A Marine stopped his motorcycle and insisted I get out of the road, he helped a little as I walked to the curb and then grabbed my bike. A lady and her daughter also stopped and the lady was kind enough to elevate my leg for me. They wanted to call 911 but I wanted to wait for Allison to arrive so that is what happened. Allison called 911 about 20 minutes or so after the accident.

I rode in an ambulance for the first time. Spent 8 or 9 hours strapped to a backboard. Got my first CT scan. Rode in another ambulance to get an MRI. It was a bad day...

The final tally? Teardrop fracture of C3 (hangman's break), fractures to both C6 and C7. Fractured Patella, and the top of my knee was removed including the bursa that is over top the Patella. Possible fracture to left elbow (closed and non-displaced). Severe facial laceration to upper lip and chin.

The real impact? In just one moment of inattention I have destroyed both my racing season and Allison's. Allison was on a break-out year, but without support she cannot continue making podiums at national caliber events. I joked at races that it was all me getting her there, I never really calculated the impact to her if I couldn't help or worse, became a huge hindrance.

I constantly battle with feelings of depression knowing how hard she worked this winter, knowing that she was still getting faster, knowing that her A priority race is not going to happen for her now.

I am lucky. I didn't get hurt worse. I didn't die. I have a great wife who has thrown her dream aside to help me recover. That doesn't help much though. I am a man, and men shouldn't cry like this, or so my dad taught me.

Allison I am so very sorry. I let you down. Please forgive me.


Luke said...

an unfortunate and tragic event bro! but in almost all of the darkest situations comes a period of regrowth and strengthening of the mind and body! no doubt will both of you return to do great matter what they may be. believe or not a great deal of good can come of this...things like serious unrelenting motivation!
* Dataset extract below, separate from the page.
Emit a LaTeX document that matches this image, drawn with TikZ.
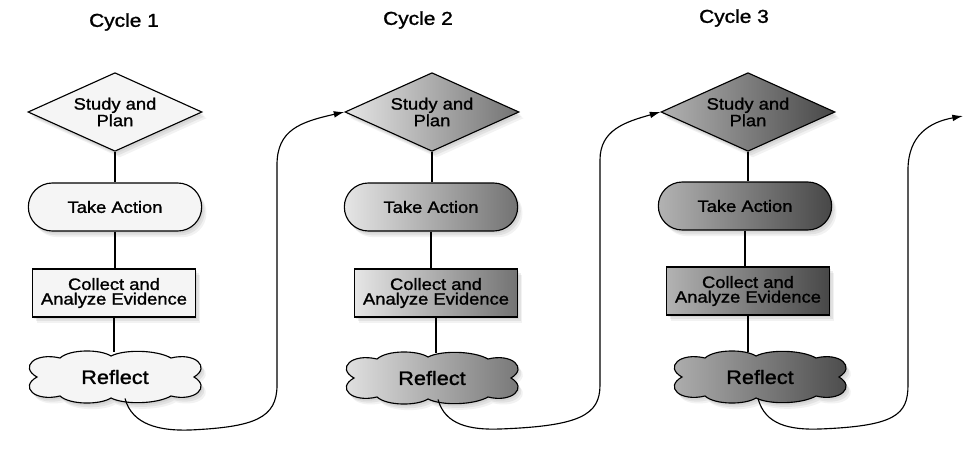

just keep working a little bit every day! you'll see!

Ryan Weeger said...

Its one season of racing, and no matter who's it is, nothing matters more than a persons health and well being. Just be thankful things arent worse, and for the things you have, and focus on getting better and returning stronger for the both of you guys! I am glad to hear youre ok and I know everything will work out too, stay postive Mann!

Ellen said...

Hey Justin, don't blame yourself--bad stuff happens. Put your energy towards recovery--besides you deserve positive thoughts,they go a lot further than the negative ones. We met up at Mt. Snow at that crazy bed and breakfast out in the country. I have been following you and Allison since. I enjoy your blog and watching you and Allison compete. I was really sorry to read about your accident!

Ellen Ollett

Ellen said...

Hey Justin, I was really sorry to read about your accident--but put your energy into recovery-it was an accident-you sure didn't plan on running into a trailer--let yourself heal and return to cycling.

We met last summer at Mt.Snow at that crazy bed and breakfast out in the country. I have followed your and Allison since and have enjoyed your blogs.
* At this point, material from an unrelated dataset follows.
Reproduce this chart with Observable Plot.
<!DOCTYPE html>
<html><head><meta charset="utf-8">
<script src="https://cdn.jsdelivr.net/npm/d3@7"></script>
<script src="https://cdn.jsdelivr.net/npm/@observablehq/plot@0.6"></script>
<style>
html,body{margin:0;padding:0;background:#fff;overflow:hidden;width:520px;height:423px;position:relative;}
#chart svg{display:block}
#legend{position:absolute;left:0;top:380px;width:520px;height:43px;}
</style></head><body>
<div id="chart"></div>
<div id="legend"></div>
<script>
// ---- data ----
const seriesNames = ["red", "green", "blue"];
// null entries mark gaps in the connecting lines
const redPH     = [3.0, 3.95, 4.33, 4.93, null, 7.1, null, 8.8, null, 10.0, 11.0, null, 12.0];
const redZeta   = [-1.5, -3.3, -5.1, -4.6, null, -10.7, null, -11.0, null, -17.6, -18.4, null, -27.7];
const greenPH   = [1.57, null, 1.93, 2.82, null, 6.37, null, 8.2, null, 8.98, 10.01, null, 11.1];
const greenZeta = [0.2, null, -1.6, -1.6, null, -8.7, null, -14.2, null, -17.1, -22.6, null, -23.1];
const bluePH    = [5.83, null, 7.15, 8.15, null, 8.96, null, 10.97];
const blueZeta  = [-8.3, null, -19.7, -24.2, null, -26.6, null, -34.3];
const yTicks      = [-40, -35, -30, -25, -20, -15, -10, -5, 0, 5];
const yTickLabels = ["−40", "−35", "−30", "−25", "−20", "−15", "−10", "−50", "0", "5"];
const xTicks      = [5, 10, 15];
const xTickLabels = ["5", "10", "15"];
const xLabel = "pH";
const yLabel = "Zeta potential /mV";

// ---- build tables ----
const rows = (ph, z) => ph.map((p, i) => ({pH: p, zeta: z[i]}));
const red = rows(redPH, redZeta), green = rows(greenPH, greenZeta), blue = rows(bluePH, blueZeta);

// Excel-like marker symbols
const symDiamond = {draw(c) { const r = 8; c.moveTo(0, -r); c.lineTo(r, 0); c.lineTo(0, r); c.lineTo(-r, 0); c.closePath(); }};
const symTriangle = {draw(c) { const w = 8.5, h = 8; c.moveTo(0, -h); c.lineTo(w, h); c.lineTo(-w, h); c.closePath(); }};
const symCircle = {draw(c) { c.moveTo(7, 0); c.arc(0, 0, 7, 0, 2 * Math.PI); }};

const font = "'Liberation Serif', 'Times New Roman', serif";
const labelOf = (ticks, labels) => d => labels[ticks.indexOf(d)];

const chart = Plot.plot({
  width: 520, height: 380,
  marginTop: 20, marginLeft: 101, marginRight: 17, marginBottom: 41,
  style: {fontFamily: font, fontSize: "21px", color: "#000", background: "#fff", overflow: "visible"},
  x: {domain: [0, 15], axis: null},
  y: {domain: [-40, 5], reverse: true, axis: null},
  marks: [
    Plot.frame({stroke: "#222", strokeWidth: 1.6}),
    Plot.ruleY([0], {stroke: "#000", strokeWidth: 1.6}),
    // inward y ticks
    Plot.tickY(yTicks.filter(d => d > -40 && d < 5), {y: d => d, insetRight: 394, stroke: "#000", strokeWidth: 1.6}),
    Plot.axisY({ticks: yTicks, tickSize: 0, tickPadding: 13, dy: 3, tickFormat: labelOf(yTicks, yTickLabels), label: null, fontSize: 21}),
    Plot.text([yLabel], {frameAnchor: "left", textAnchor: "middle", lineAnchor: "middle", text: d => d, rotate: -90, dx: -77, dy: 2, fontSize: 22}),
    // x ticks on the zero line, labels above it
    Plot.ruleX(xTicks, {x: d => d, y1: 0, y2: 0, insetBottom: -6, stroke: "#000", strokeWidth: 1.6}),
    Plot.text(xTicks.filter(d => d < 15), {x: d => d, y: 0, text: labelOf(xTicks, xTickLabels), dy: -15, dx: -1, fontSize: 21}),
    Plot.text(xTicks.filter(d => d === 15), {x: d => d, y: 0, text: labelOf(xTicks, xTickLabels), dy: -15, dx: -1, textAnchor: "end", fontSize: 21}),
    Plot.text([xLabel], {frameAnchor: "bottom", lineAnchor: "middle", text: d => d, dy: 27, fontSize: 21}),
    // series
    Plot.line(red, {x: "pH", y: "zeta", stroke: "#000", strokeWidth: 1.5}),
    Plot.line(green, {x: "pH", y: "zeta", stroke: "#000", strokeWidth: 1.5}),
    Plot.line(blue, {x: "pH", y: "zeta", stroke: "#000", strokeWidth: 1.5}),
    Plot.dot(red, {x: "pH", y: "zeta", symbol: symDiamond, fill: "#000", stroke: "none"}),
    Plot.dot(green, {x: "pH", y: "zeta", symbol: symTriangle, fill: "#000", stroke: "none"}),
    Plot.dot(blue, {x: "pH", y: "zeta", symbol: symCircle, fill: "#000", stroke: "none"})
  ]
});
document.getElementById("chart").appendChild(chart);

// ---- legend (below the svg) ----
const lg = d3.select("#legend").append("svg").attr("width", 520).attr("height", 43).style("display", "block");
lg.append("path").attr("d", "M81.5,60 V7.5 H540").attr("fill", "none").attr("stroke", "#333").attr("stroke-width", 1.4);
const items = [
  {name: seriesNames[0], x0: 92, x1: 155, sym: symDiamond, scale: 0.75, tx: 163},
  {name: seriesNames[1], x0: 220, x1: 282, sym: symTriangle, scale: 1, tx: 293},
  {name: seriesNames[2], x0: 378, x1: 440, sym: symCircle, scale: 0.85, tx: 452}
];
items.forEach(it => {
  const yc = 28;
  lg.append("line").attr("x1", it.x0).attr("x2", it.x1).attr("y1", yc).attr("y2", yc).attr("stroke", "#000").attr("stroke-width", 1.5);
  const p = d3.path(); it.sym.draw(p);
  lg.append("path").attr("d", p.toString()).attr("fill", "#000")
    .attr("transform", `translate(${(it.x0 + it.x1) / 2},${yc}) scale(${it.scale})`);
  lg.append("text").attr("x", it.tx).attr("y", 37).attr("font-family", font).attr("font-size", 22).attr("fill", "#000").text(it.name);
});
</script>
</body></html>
Stay focused on the positive and you will be back on the bike in no time!
Ellen Ollett

Vu said...

While daunting and tragic of what has happen, I know you can comeback from this.
With the amount of dedication you have with your training, I know you will come back stronger and faster.

You have been at her side for support and I know she'll be there for you.

Go out and rent DiRT 2, nothing like some rally racing to cope with lack of riding on the dirt.

SoCal Endurance said...

Justin you are tough as nails and I know your mental fortitude is going to carry you right through this scary section of your life. All this bike stuff is fantastic. But in the end its only bike stuff. Allison will be a force over the next few years, and a major player in the ladies arena, and you will always be a huge part of her success. The home team is what its all about. My family and I have the 2 of you in our thoughts and prayers. Chin up!

Zippy said...

I know how to fix bikes and still get shop privledges from my old job if you guys need abything. Seriously, hit me and Holly up if you guys need ANYTHING.

I'm co-dependent like that ;)

allison said...

Just looking back... keep trucking and see that it turned out "ok".